Revisiting Negative Sampling vs. Non-sampling in Implicit Recommendation

Abstract

Recommendation systems play an important role in alleviating the information overload issue. Generally, a recommendation model is trained to discern between positive (liked) and negative (disliked) instances for each user. However, under the open-world assumption, there are only positive instances but no negative instances from users’ implicit feedback, which poses the imbalanced learning challenge of lacking negative samples. To address this, two types of learning strategies have been proposed before, the negative sampling strategy and non-sampling strategy. The first strategy samples negative instances from missing data (i.e., unlabeled data), while the non-sampling strategy regards all the missing data as negative.
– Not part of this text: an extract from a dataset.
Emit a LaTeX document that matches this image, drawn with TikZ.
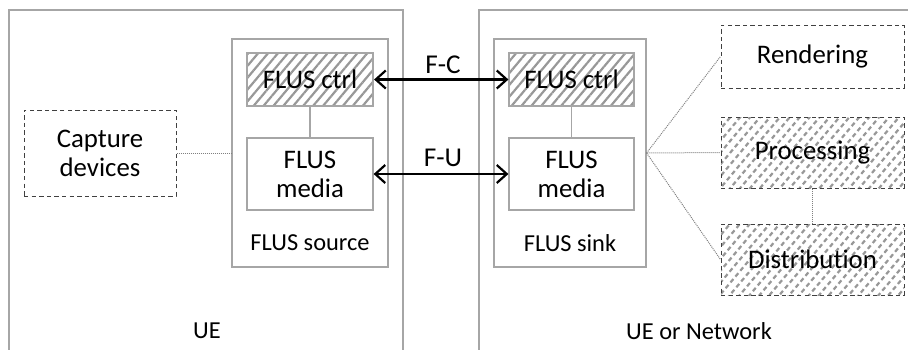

Although learning strategies are known to be essential for algorithm performance, the in-depth comparison of negative sampling and non-sampling has not been sufficiently explored by far. To bridge this gap, we systematically analyze the role of negative sampling and non-sampling for implicit recommendation in this work. Specifically, we first theoretically revisit the objection of negative sampling and non-sampling. Then, with a careful setup of various representative recommendation methods, we explore the performance of negative sampling and non-sampling in different scenarios. Our results empirically show that although negative sampling has been widely applied to recent recommendation models, it is non-trivial for uniform sampling methods to show comparable performance to non-sampling learning methods. Finally, we discuss the scalability and complexity of negative sampling and non-sampling and present some open problems and future research topics that are worth being further explored.